→ **GIVEN INSTRUCTION**
Omit the pictures and print exactly the lines of the listing below, starting at the first and ending at the line containing "40, 3, 15, 1]".

→ **DATA PROVIDED**
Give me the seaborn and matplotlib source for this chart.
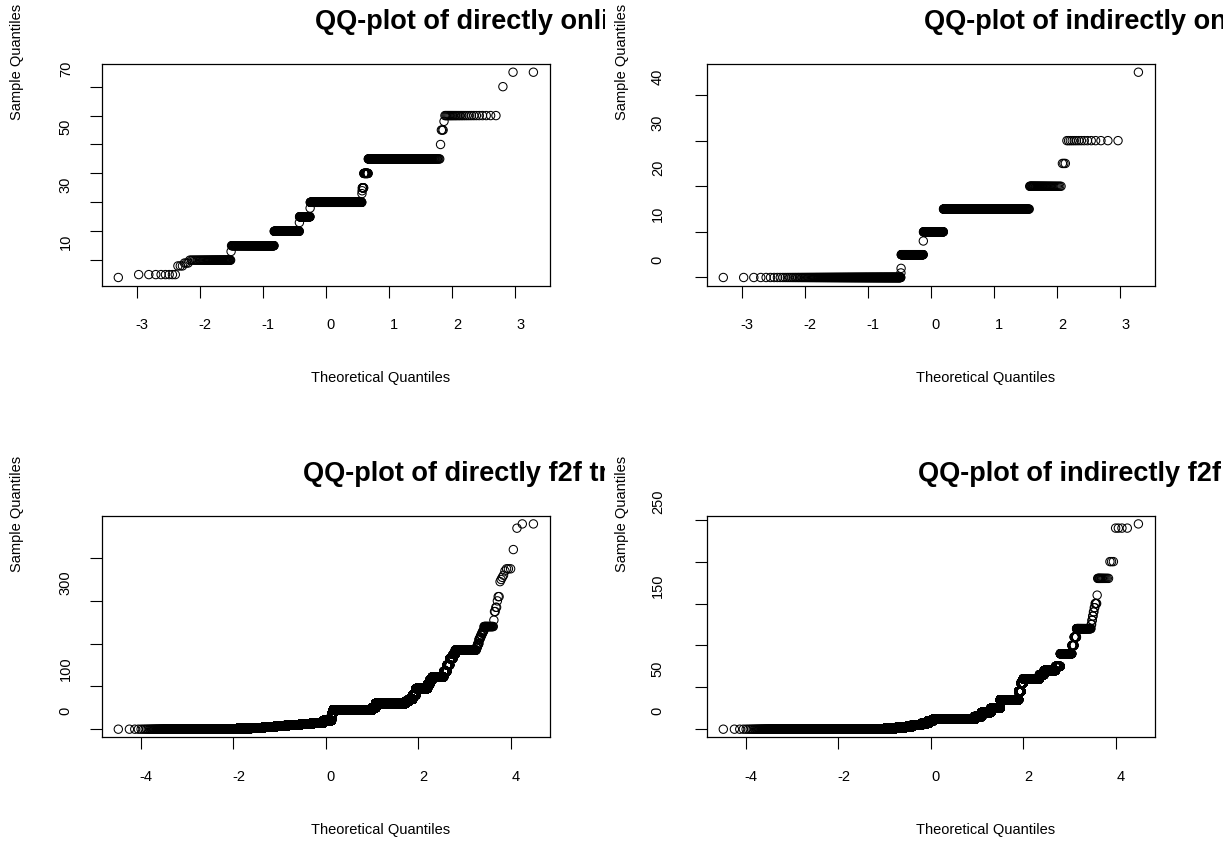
import numpy as np
import pandas as pd
import seaborn as sns
import matplotlib
matplotlib.use("Agg")
import matplotlib.pyplot as plt
from matplotlib.transforms import ScaledTranslation, Bbox, TransformedBbox
from statistics import NormalDist

# ---------------- data (distinct sample values and how often each occurs) ----------------
online_direct_values = [4, 5, 8, 9, 10, 13, 15, 20, 23, 25, 28, 30, 33, 34, 35, 40, 45, 50, 55, 58, 60, 70, 75]
online_direct_counts = [1, 8, 3, 3, 51, 1, 139, 131, 1, 63, 1, 314, 1, 1, 8, 23, 216, 1, 3, 1, 27, 1, 2]

online_indirect_values = [0, 1, 2, 5, 8, 10, 15, 20, 25, 30, 45]
online_indirect_counts = [317, 1, 1, 133, 1, 126, 362, 40, 3, 15, 1]

f2f_direct_values = [0, 1, 2, 3, 5, 7, 10, 12, 15, 20, 30, 38, 45, 50, 60, 65, 70, 80, 95, 105,
                     115, 122, 135, 150, 165, 175, 185, 190, 195, 200, 210, 215, 220, 225, 230,
                     240, 255, 275, 285, 300, 310, 345, 350, 355, 360, 370, 375, 420, 470, 480]
f2f_direct_counts = [1946, 2075, 3651, 4719, 6603, 8678, 13090, 12731, 13715, 9478, 1108, 1104,
                     38890, 2602, 13629, 951, 823, 624, 1637, 235, 210, 746, 139, 101, 98, 59, 278,
                     5, 4, 6, 5, 4, 4, 4, 4, 24, 1, 2, 2, 1, 2, 1, 1, 1, 1, 1, 3, 1, 1, 2]

f2f_indirect_values = [0, 1, 2, 3, 5, 7, 10, 12, 15, 20, 25, 35, 45, 55, 60, 65, 70, 75, 90, 100,
                       110, 120, 125, 130, 135, 140, 145, 150, 160, 180, 200, 240, 245]
f2f_indirect_counts = [22212, 9516, 9034, 7479, 10663, 8304, 5584, 43260, 4954, 5442, 4199, 5332,
                       438, 398, 1870, 315, 514, 128, 198, 24, 22, 77, 2, 2, 2, 2, 2, 4, 1, 14, 3, 4, 1]

titles = ["QQ-plot of directly online transactions",
          "QQ-plot of indirectly online transactions",
          "QQ-plot of directly f2f transactions",
          "QQ-plot of indirectly f2f transactions"]
x_label = "Theoretical Quantiles"
y_label = "Sample Quantiles"

xticks_top = [-3, -2, -1, 0, 1, 2, 3]
xticks_bottom = [-4, -2, 0, 2, 4]
yticks_tl = [10, 20, 30, 40, 50, 60, 70]
ylabels_tl = ["10", "", "30", "", "50", "", "70"]
yticks_tr = [0, 10, 20, 30, 40]
ylabels_tr = ["0", "10", "20", "30", "40"]
yticks_bl = [0, 100, 200, 300, 400]
ylabels_bl = ["0", "100", "", "300", ""]
yticks_br = [0, 50, 100, 150, 200, 250]
ylabels_br = ["0", "50", "", "150", "", "250"]

# ---------------- layout ----------------
W, H, DPI = 1223, 845, 100
sns.set_theme(style="ticks")
plt.rcParams["font.family"] = ["Liberation Sans", "DejaVu Sans"]

fig = plt.figure(figsize=(W / DPI, H / DPI), dpi=DPI)
fig.patch.set_facecolor("white")

def fx(x):
    return x / W

def fy(y):
    return 1 - y / H

def rect(x0, y0, x1, y1):
    return [x0 / W, 1 - y1 / H, (x1 - x0) / W, (y1 - y0) / H]

def r_qq(values, counts):
    y = np.sort(np.repeat(np.asarray(values, float), counts))
    n = len(y)
    a = 3 / 8 if n <= 10 else 0.5
    p = (np.arange(1, n + 1) - a) / (n + 1 - 2 * a)
    nd = NormalDist()
    x = np.array([nd.inv_cdf(float(pi)) for pi in p])
    return x, y

def r_lim(v):
    lo, hi = float(np.min(v)), float(np.max(v))
    d = 0.04 * (hi - lo)
    return lo - d, hi + d

ROW_DY = 451.7
COL_DX = 605.0
panels = [
    dict(v=online_direct_values, c=online_direct_counts, col=0, row=0, xt=xticks_top, yt=yticks_tl, yl=ylabels_tl, ypad=17),
    dict(v=online_indirect_values, c=online_indirect_counts, col=1, row=0, xt=xticks_top, yt=yticks_tr, yl=ylabels_tr, ypad=30),
    dict(v=f2f_direct_values, c=f2f_direct_counts, col=0, row=1, xt=xticks_bottom, yt=yticks_bl, yl=ylabels_bl, ypad=17),
    dict(v=f2f_indirect_values, c=f2f_indirect_counts, col=1, row=1, xt=xticks_bottom, yt=yticks_br, yl=ylabels_br, ypad=30),
]

title_x = [315, 924, 303, 918]

for i, p in enumerate(panels):
    dx = COL_DX * p["col"]
    dy = ROW_DY * p["row"]
    x0, x1 = 101.7 + dx, 550 + dx
    y0, y1 = 65 + dy, 286.7 + dy
    ax = fig.add_axes(rect(x0, y0, x1, y1))
    qx, qy = r_qq(p["v"], p["c"])
    sns.scatterplot(x=qx, y=qy, ax=ax, marker="o", s=36, linewidth=0.75,
                    edgecolor="black", legend=False)
    coll = ax.collections[-1]
    coll.set_facecolor("none")
    coll.set_edgecolor("black")
    ax.set_xlim(*r_lim(qx))
    ax.set_ylim(*r_lim(qy))
    ax.set_xticks(p["xt"])
    ax.set_xticklabels([str(t) for t in p["xt"]])
    ax.set_yticks(p["yt"])
    ax.set_yticklabels(p["yl"], rotation=90, va="center")
    ax.set_xlabel("")
    ax.set_ylabel("")
    ax.tick_params(axis="both", direction="out", length=8.6, width=0.8, color="black",
                   labelsize=10.5, labelcolor="black")
    ax.tick_params(axis="x", pad=14)
    ax.tick_params(axis="y", pad=p["ypad"] * 0.72)
    for s in ax.spines.values():
        s.set_visible(True)
        s.set_color("black")
        s.set_linewidth(0.9)
    ax.set_facecolor("white")
    for lbl in ax.get_yticklabels():
        lbl.set_transform(lbl.get_transform() + ScaledTranslation(0, 19 / DPI, fig.dpi_scale_trans))
    for lbl in ax.get_xticklabels():
        lbl.set_transform(lbl.get_transform() + ScaledTranslation(5 / DPI, 0, fig.dpi_scale_trans))

    # axis titles
    fig.text(fx(381 + dx), fy(378 + dy), x_label, ha="center", va="center", fontsize=10.5, color="black")
    fig.text(fx(17 + dx), fy(62 + dy), y_label, ha="center", va="center", rotation=90, fontsize=10.5, color="black")
    t = fig.text(fx(title_x[i]), fy(22 + dy), titles[i], ha="left", va="center",
                 fontsize=19.5, fontweight="bold", color="black")
    clip = TransformedBbox(Bbox.from_extents(fx(dx), 0, fx(dx + COL_DX) if p["col"] == 0 else 1, 1), fig.transFigure)
    t.set_clip_box(clip)
    t.set_clip_on(True)

fig.savefig("out.png", dpi=DPI, facecolor="white")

→ **RESPONSE TO THE EXERCISE**
Give me the seaborn and matplotlib source for this chart.
import numpy as np
import pandas as pd
import seaborn as sns
import matplotlib
matplotlib.use("Agg")
import matplotlib.pyplot as plt
from matplotlib.transforms import ScaledTranslation, Bbox, TransformedBbox
from statistics import NormalDist

# ---------------- data (distinct sample values and how often each occurs) ----------------
online_direct_values = [4, 5, 8, 9, 10, 13, 15, 20, 23, 25, 28, 30, 33, 34, 35, 40, 45, 50, 55, 58, 60, 70, 75]
online_direct_counts = [1, 8, 3, 3, 51, 1, 139, 131, 1, 63, 1, 314, 1, 1, 8, 23, 216, 1, 3, 1, 27, 1, 2]

online_indirect_values = [0, 1, 2, 5, 8, 10, 15, 20, 25, 30, 45]
online_indirect_counts = [317, 1, 1, 133, 1, 126, 362, 40, 3, 15, 1]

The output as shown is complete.